Dicono che Nicolò gli assomigli da morire. Ha 16 anni, è alto e magro come Vale – anche lui in sella deve rannicchiarsi tutto: «Alzo il sedere, incastro bene le braccia: speriamo di non crescere più» –, i capelli lunghi e biondi, aria stralunata e sorridente. Ha talento, ha appena vinto il campionato europeo. Guarda ipnotizzato il suo mito: «Ti insegna coi gesti. Sorridendo sempre, anche nei momenti difficili. Lavora più di tutti, a 37 anni, con un entusiasmo incredibile. Stargli vicino mi sembra un sogno».
Il papà di Nicolò, Davide Bulega, è stato un buon pilota professionista. Una volta diede un passaggio sul suo camper a un ragazzo che aveva l’età del figlio oggi: era il ’96, Valentino Rossi doveva andare a correre il gran premio di Brno, in Repubblica Ceca. Vale aveva con sé il quaderno coi compiti di matematica: da una parte gli esercizi da fare, dall’altra i rapporti del cambio e i dati tecnici della pista. Quella volta vinse la sua prima gara in un mondiale. Quando si dice il destino. «È passata una vita. Un giorno mi chiama Graziano Rossi: “Perché non porti il tuo bambino a giocare un po’ al Ranch?”. Quasi non ci credevo». La famiglia Bulega, emiliana, si era già trasferita da quelle parti, a San Clemente, «perché da Rimini a Pesaro c’è una pista ogni mezzo chilometro». Nicolò corre da quando ha sette anni. «Ma io ho dovuto indebitarmi di brutto: la moto, le gomme, il meccanico, le trasferte. All’inizio mi costava 10 mila euro a stagione. Negli ultimi tre anni avrò speso 200 mila euro. È una follia, lo so, ma una volta che entri nel tunnel – la passione, la speranza che lui diventi un grande – è difficile uscirne». Adesso ci sono l’Academy, lo stipendio dello Sky team. C’è Valentino.
La chiamano scuola, però quella vera? Romano ha lasciato alla vigilia del diploma da meccanico: «Non avevo alternative, con tutte quelle assenze. Ogni gran premio ti impegna dal giovedì al lunedì». Anche Nicolò ha smesso: «Mi vergogno un po’, vorrei riprendere, ma quando?». E pure Andrea. «Luca Marini (il fratello di Rossi) invece tiene duro, è bravissimo. Studia al liceo scientifico, ultimo anno». Ahia, ha paura di non farcela. «Perché gli esami cadranno a fine giugno: proprio nei giorni del gran premio di Assen, in Olanda. La cattedrale della velocità. E chi ci rinuncia?».

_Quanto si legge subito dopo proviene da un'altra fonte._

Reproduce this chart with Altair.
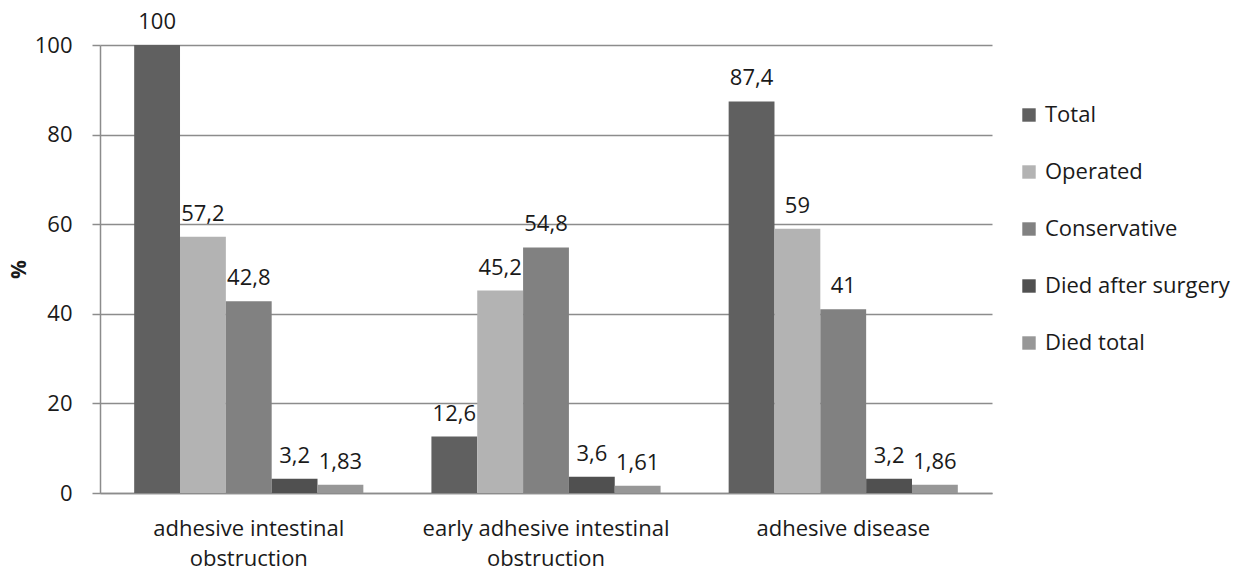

Chissà che un giorno alla scuola di Valentino non si cominci a studiare anche sui libri. Forse basterebbe un quaderno di matematica scritto da una parte e dall’altra, per cominciare. Intanto con la Yamaha, storico partner del 9 volte campione del mondo, si è appena chiuso un accordo triennale: l’azienda giapponese metterà a disposizione del Ranch le proprie moto, e per due settimane all’anno a Tavullia verranno organizzati workshop per i migliori giovani piloti asiatici.
Nessun italiano ha mai vinto tanto come Rossi. Infinito. Però c’è stato un momento, quello sciagurato matrimonio con la Ducati, in cui le cose andavano proprio male. È tornato alla Yamaha che quasi non gli credeva più nessuno. Invece. Per due volte secondo nel mondiale di MotoGp, e l’ultima meritava il titolo. Ci riprova oggi, che comincia la nuova stagione con la prima sessione di prove libere in Qatar. Sì, la svolta è arrivata due anni fa. Nuovi allenamenti, un’energia ritrovata. «Il segreto? Il Ranch». L’Academy, il Professore matto che corre con tutti quei ragazzini. Che insegna, si diverte. «Loro mi osservano, mi copiano. Ma non lo sanno, che io faccio lo stesso. Perché c’è sempre da imparare. La scuola non finisce mai».